Exercise requirements
Your answer should be a single number: how many lines in the data below hold the string "this".

Data provided
::::
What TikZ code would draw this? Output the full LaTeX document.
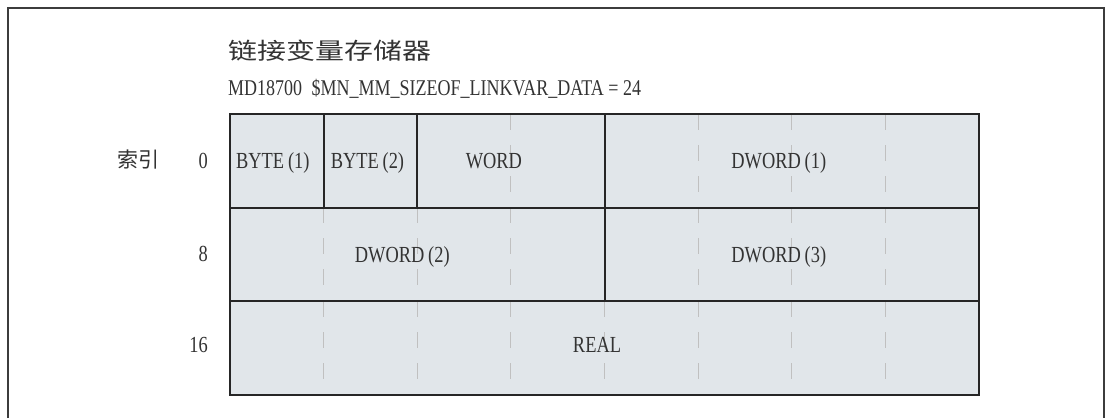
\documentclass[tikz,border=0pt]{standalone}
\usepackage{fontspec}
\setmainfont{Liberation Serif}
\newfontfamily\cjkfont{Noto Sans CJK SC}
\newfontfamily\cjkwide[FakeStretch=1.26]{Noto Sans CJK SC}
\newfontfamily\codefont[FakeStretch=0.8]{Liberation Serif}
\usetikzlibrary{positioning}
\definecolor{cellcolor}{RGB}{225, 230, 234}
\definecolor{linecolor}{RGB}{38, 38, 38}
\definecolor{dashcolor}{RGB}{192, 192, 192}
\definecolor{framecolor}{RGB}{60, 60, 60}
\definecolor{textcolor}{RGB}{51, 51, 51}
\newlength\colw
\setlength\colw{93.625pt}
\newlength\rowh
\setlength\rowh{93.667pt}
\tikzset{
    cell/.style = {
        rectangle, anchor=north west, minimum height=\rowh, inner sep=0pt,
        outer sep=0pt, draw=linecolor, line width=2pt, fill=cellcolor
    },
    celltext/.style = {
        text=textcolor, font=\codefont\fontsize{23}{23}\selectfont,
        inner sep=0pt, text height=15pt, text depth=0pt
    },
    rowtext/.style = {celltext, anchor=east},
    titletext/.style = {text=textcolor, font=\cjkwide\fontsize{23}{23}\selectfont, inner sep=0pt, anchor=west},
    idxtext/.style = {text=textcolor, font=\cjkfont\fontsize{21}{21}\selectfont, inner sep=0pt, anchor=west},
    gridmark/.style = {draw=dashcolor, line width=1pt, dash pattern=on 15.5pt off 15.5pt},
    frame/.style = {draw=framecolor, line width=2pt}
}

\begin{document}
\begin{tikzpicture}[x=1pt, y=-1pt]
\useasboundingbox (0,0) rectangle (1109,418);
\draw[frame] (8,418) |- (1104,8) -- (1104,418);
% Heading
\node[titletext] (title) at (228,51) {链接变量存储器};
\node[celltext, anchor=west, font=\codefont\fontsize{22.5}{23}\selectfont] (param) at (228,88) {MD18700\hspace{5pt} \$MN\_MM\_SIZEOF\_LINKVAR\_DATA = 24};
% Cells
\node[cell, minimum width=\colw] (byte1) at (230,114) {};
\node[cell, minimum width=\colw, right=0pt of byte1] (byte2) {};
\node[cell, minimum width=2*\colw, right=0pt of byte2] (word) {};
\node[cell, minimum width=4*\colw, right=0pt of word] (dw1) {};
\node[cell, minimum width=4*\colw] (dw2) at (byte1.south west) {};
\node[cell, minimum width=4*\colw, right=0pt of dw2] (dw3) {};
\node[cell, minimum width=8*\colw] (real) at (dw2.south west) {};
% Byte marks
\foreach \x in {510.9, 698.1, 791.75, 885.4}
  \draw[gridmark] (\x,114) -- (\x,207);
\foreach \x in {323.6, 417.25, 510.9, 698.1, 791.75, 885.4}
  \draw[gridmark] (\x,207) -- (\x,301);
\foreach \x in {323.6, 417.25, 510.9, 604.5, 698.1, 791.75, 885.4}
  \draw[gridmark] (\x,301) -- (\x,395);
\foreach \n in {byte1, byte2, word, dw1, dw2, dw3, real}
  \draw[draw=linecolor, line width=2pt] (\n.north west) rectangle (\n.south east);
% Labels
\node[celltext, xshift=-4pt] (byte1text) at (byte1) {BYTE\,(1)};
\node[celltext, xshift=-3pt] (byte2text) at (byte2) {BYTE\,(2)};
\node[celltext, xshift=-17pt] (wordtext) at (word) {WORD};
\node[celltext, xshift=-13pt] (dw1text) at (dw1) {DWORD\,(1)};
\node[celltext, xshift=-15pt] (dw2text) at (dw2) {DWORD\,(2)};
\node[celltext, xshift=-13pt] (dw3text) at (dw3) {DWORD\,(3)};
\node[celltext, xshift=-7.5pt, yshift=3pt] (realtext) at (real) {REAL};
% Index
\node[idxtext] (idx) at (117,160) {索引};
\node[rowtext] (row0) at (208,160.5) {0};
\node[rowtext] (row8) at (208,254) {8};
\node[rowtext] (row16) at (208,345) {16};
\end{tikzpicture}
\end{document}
::::
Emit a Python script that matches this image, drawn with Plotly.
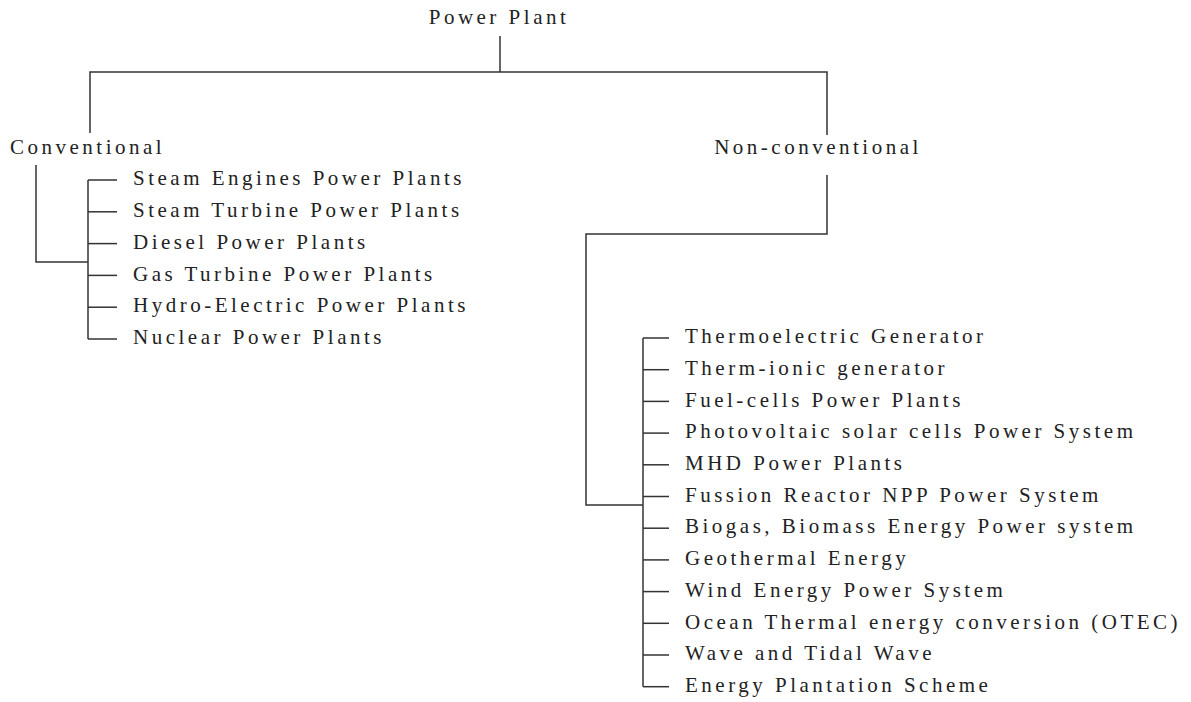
::::
Expected output
2